* _The task_: Keep the pictures out and restate every record exactly.

* _Records supplied_:
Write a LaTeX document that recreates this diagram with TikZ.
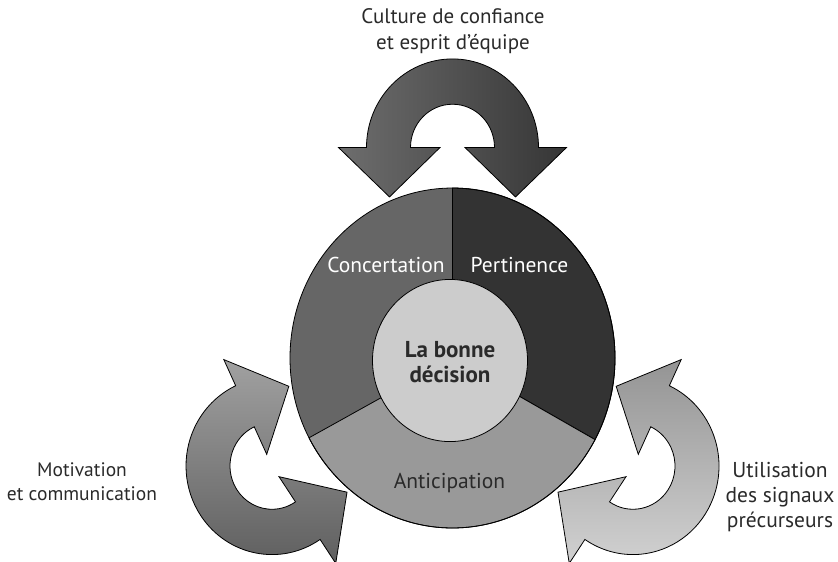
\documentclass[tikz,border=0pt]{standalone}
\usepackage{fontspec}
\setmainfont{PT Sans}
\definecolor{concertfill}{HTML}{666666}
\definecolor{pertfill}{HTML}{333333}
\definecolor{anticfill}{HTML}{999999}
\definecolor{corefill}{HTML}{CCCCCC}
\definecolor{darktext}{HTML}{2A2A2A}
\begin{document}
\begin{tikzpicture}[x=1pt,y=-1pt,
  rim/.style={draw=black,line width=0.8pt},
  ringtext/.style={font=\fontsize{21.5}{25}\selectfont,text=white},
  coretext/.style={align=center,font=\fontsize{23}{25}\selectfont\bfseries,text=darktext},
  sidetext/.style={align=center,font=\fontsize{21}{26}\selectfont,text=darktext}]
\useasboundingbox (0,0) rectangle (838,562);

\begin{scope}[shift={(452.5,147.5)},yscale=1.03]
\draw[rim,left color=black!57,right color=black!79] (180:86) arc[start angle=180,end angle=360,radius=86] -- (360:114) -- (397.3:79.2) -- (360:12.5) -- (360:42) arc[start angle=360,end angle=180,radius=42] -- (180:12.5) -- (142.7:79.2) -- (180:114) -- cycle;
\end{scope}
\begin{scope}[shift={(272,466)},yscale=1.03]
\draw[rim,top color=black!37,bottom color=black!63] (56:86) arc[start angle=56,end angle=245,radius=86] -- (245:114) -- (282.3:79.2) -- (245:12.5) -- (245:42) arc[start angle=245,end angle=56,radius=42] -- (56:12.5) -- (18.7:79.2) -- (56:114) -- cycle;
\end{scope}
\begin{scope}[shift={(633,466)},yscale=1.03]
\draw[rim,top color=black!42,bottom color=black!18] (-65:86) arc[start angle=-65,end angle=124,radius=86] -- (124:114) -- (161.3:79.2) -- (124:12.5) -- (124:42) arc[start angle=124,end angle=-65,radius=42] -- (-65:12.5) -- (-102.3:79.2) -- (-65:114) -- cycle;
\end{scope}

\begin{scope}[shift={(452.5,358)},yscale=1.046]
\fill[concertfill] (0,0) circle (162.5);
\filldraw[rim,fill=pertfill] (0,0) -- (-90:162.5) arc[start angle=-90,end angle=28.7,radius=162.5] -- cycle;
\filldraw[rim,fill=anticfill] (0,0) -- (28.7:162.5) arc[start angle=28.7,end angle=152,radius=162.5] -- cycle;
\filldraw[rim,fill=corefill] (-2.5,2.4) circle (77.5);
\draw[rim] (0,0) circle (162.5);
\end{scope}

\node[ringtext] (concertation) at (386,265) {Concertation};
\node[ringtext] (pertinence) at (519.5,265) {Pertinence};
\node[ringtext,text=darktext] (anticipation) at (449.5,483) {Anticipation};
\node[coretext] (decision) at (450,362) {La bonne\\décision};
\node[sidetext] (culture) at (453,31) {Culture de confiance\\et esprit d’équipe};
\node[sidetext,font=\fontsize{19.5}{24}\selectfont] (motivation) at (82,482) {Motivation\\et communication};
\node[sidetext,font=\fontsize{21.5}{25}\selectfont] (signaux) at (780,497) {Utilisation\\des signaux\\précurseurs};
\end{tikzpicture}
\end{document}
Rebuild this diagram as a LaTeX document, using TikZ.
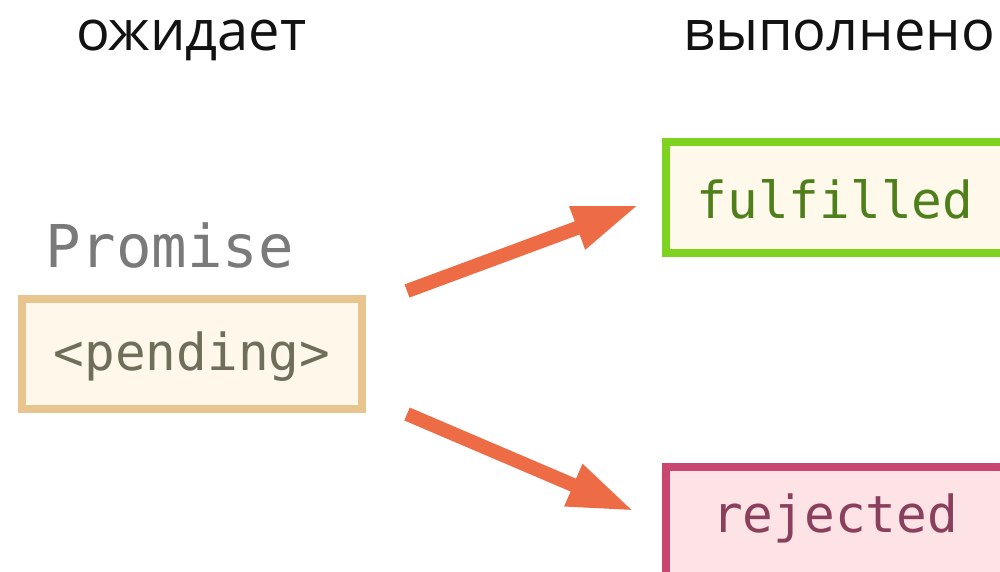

* _Full answer_:
Write a LaTeX document that recreates this diagram with TikZ.
\documentclass[tikz,border=0pt]{standalone}
\usepackage{fontspec}
\setmainfont{PT Sans}
\definecolor{concertfill}{HTML}{666666}
\definecolor{pertfill}{HTML}{333333}
\definecolor{anticfill}{HTML}{999999}
\definecolor{corefill}{HTML}{CCCCCC}
\definecolor{darktext}{HTML}{2A2A2A}
\begin{document}
\begin{tikzpicture}[x=1pt,y=-1pt,
  rim/.style={draw=black,line width=0.8pt},
  ringtext/.style={font=\fontsize{21.5}{25}\selectfont,text=white},
  coretext/.style={align=center,font=\fontsize{23}{25}\selectfont\bfseries,text=darktext},
  sidetext/.style={align=center,font=\fontsize{21}{26}\selectfont,text=darktext}]
\useasboundingbox (0,0) rectangle (838,562);

\begin{scope}[shift={(452.5,147.5)},yscale=1.03]
\draw[rim,left color=black!57,right color=black!79] (180:86) arc[start angle=180,end angle=360,radius=86] -- (360:114) -- (397.3:79.2) -- (360:12.5) -- (360:42) arc[start angle=360,end angle=180,radius=42] -- (180:12.5) -- (142.7:79.2) -- (180:114) -- cycle;
\end{scope}
\begin{scope}[shift={(272,466)},yscale=1.03]
\draw[rim,top color=black!37,bottom color=black!63] (56:86) arc[start angle=56,end angle=245,radius=86] -- (245:114) -- (282.3:79.2) -- (245:12.5) -- (245:42) arc[start angle=245,end angle=56,radius=42] -- (56:12.5) -- (18.7:79.2) -- (56:114) -- cycle;
\end{scope}
\begin{scope}[shift={(633,466)},yscale=1.03]
\draw[rim,top color=black!42,bottom color=black!18] (-65:86) arc[start angle=-65,end angle=124,radius=86] -- (124:114) -- (161.3:79.2) -- (124:12.5) -- (124:42) arc[start angle=124,end angle=-65,radius=42] -- (-65:12.5) -- (-102.3:79.2) -- (-65:114) -- cycle;
\end{scope}

\begin{scope}[shift={(452.5,358)},yscale=1.046]
\fill[concertfill] (0,0) circle (162.5);
\filldraw[rim,fill=pertfill] (0,0) -- (-90:162.5) arc[start angle=-90,end angle=28.7,radius=162.5] -- cycle;
\filldraw[rim,fill=anticfill] (0,0) -- (28.7:162.5) arc[start angle=28.7,end angle=152,radius=162.5] -- cycle;
\filldraw[rim,fill=corefill] (-2.5,2.4) circle (77.5);
\draw[rim] (0,0) circle (162.5);
\end{scope}

\node[ringtext] (concertation) at (386,265) {Concertation};
\node[ringtext] (pertinence) at (519.5,265) {Pertinence};
\node[ringtext,text=darktext] (anticipation) at (449.5,483) {Anticipation};
\node[coretext] (decision) at (450,362) {La bonne\\décision};
\node[sidetext] (culture) at (453,31) {Culture de confiance\\et esprit d’équipe};
\node[sidetext,font=\fontsize{19.5}{24}\selectfont] (motivation) at (82,482) {Motivation\\et communication};
\node[sidetext,font=\fontsize{21.5}{25}\selectfont] (signaux) at (780,497) {Utilisation\\des signaux\\précurseurs};
\end{tikzpicture}
\end{document}
Rebuild this diagram as a LaTeX document, using TikZ.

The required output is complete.